Conservative Leader Andrew Scheer insisted that the blackface pointed to Trudeau’s lack of judgment and as such raised questions about his ability to govern. During a September 20 campaign stop in PEI, Scheer said all levels of government need to address the types of issues raised by such conduct. He said that “Conservatives will always support measures that tackle discrimination…We’ll always promote policies that promote inclusiveness and equality throughout our society.” Ironically, that’s precisely what needs to be said in addressing Bill 21.
For his part, NDP Leader Jagmeet Singh made an impassioned plea to all Canadians who were offended by the images of Trudeau in blackface.
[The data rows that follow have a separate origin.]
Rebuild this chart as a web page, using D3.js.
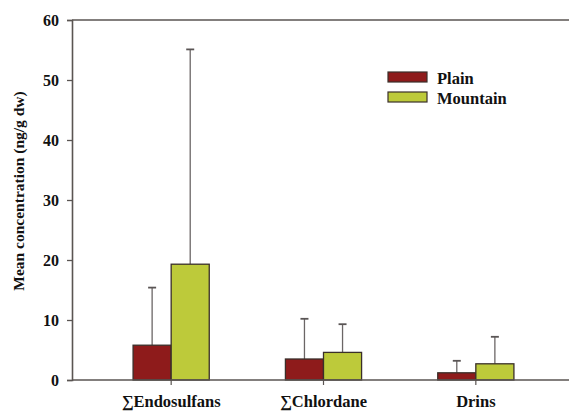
<!DOCTYPE html>
<html>
<head>
<meta charset="utf-8">
<script src="https://cdn.jsdelivr.net/npm/d3@7"></script>
<style>
  html, body { margin: 0; padding: 0; background: #fff; }
  svg { display: block; }
  text { font-family: "Liberation Serif", "Times New Roman", serif; font-weight: bold; fill: #111; }
</style>
</head>
<body>
<svg id="chart" width="569" height="411"></svg>
<script>
// Pesticide groups and the two sampling zones
const categories = ["\u2211Endosulfans", "\u2211Chlordane", "Drins"];
const seriesNames = ["Plain", "Mountain"];
const plainMeans = [5.8, 3.5, 1.2];
const mountainMeans = [19.3, 4.6, 2.7];
const plainUpper = [15.4, 10.2, 3.2];
const mountainUpper = [55.1, 9.3, 7.2];
const yTicks = [0, 10, 20, 30, 40, 50, 60];
const colors = ["#8e1b1b", "#bdca3a"];

const rows = categories.map((c, i) => ({
  category: c,
  values: [
    { series: seriesNames[0], mean: plainMeans[i], upper: plainUpper[i] },
    { series: seriesNames[1], mean: mountainMeans[i], upper: mountainUpper[i] }
  ]
}));

const svg = d3.select("#chart");
const plotLeft = 72, plotTop = 20, plotBottom = 380, plotRight = 569;

const y = d3.scaleLinear().domain([0, 60]).range([plotBottom, plotTop]);
const x = d3.scaleBand().domain(categories).range([95, 552])
  .paddingInner(0.5).paddingOuter(0.25);
const xs = d3.scaleBand().domain(seriesNames).range([0, x.bandwidth()]);
const color = d3.scaleOrdinal().domain(seriesNames).range(colors);

const axisColor = "#5a5552";

// Top border across the full width
svg.append("line").attr("x1", plotLeft).attr("x2", plotRight)
  .attr("y1", plotTop).attr("y2", plotTop)
  .attr("stroke", axisColor).attr("stroke-width", 1.6);

// Bars and upper error whiskers
const groups = svg.append("g").selectAll("g").data(rows).join("g")
  .attr("transform", d => `translate(${x(d.category)},0)`);

groups.selectAll("line.err").data(d => d.values).join("line")
  .attr("class", "err")
  .attr("x1", d => xs(d.series) + xs.bandwidth() / 2)
  .attr("x2", d => xs(d.series) + xs.bandwidth() / 2)
  .attr("y1", d => y(d.mean)).attr("y2", d => y(d.upper))
  .attr("stroke", "#6b6666").attr("stroke-width", 1.3);

groups.selectAll("line.cap").data(d => d.values).join("line")
  .attr("class", "cap")
  .attr("x1", d => xs(d.series) + xs.bandwidth() / 2 - 4)
  .attr("x2", d => xs(d.series) + xs.bandwidth() / 2 + 4)
  .attr("y1", d => y(d.upper)).attr("y2", d => y(d.upper))
  .attr("stroke", "#5a5555").attr("stroke-width", 1.8);

groups.selectAll("rect").data(d => d.values).join("rect")
  .attr("x", d => xs(d.series))
  .attr("y", d => y(d.mean))
  .attr("width", xs.bandwidth())
  .attr("height", d => y(0) - y(d.mean))
  .attr("fill", d => color(d.series))
  .attr("stroke", "#3a2f2a").attr("stroke-width", 1.3);

// Y axis
const yAxis = svg.append("g").attr("transform", `translate(${plotLeft},0)`)
  .call(d3.axisLeft(y).tickValues(yTicks).tickSize(5).tickPadding(8));
yAxis.select(".domain").attr("stroke", axisColor).attr("stroke-width", 1.6);
yAxis.selectAll(".tick line").attr("stroke", axisColor).attr("stroke-width", 1.3);
yAxis.selectAll(".tick text").attr("font-size", 16).attr("fill", "#111")
  .attr("font-family", "Liberation Serif").attr("font-weight", "bold");

// X axis baseline with ticks at category centres
const xAxis = svg.append("g").attr("transform", `translate(0,${plotBottom})`)
  .call(d3.axisBottom(x).tickSize(5).tickSizeOuter(0).tickPadding(10));
xAxis.select(".domain").attr("d", `M${plotLeft},0H${plotRight}`)
  .attr("stroke", axisColor).attr("stroke-width", 1.6);
xAxis.selectAll(".tick line").attr("stroke", axisColor).attr("stroke-width", 1.2);
xAxis.selectAll(".tick text").attr("font-size", 16.5).attr("fill", "#111")
  .attr("font-family", "Liberation Serif").attr("font-weight", "bold");

// Y axis title
svg.append("text")
  .attr("transform", "translate(24,191) rotate(-90)")
  .attr("text-anchor", "middle")
  .attr("font-size", 15.5)
  .text("Mean concentration (ng/g dw)");

// Legend
const legend = svg.append("g").attr("transform", "translate(388,72)");
const items = legend.selectAll("g").data(seriesNames).join("g")
  .attr("transform", (d, i) => `translate(0,${i * 20})`);
items.append("rect").attr("width", 39).attr("height", 10)
  .attr("fill", d => color(d)).attr("stroke", "#3a2f2a").attr("stroke-width", 1.2);
items.append("text").attr("x", 49).attr("y", 11.5).attr("font-size", 16.5).text(d => d);
</script>
</body>
</html>
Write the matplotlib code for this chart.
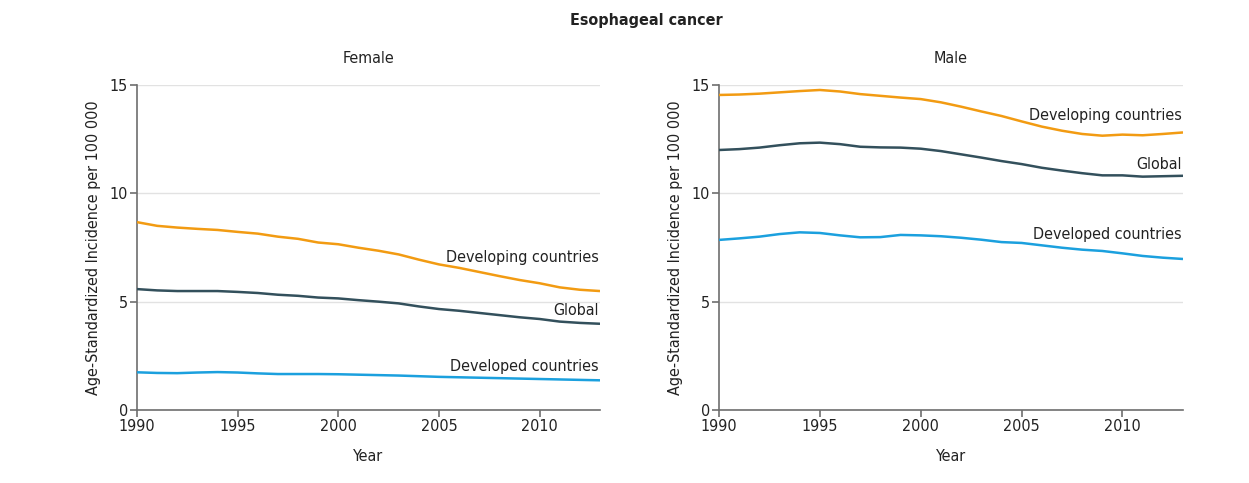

He chose to speak to those people who have felt the pain of racism and urged them not to give up on themselves, adding that they have value and worth and that they are loved. But that message does not appear to apply to those persons affected by Bill 21. Singh seems unwilling to defend those Quebecers who wear a turban, hijab or kippah and want to teach at a public school in their home province. Paradoxically, while Singh can become prime minister of Canada, he would be unable to teach at a public school in Quebec under Bill 21. By insisting on the need to respect provincial jurisdiction, Singh implies that members of religious minorities need to give up their hope of seeking a career in public service.
Both Scheer’s and Singh’s criticisms of Trudeau and the related concerns about the spread of racism would be more credible if they denounced the discriminatory aspects of Bill 21 rather than bowing to the Quebec Premier’s demands and looking the other way on what Legault insists is a strictly provincial matter.
Perhaps, like many observers, the federal party leaders don’t see any connection between blackface and a state prohibition against educators wearing hijabs, turbans and kippahs in public institutions. Yet the case can surely be made that both arise from subconscious or overt feelings and/or expressions of prejudice that are, regrettably, deemed acceptable by far too many people. The difference is that Trudeau’s use of blackface occurred two decades ago, while the legislation banning religious symbols is the object of current debate.
In the aftermath of the Trudeau blackface incidents, there have been calls for a national conversation about racism. But the tone of this election campaign does not allow for a thoughtful discussion about the ongoing challenge of eliminating racism and discrimination. Ideally, all federal party leaders should work together to combat racism and discrimination, whether it appears in Quebec or anywhere else in the country.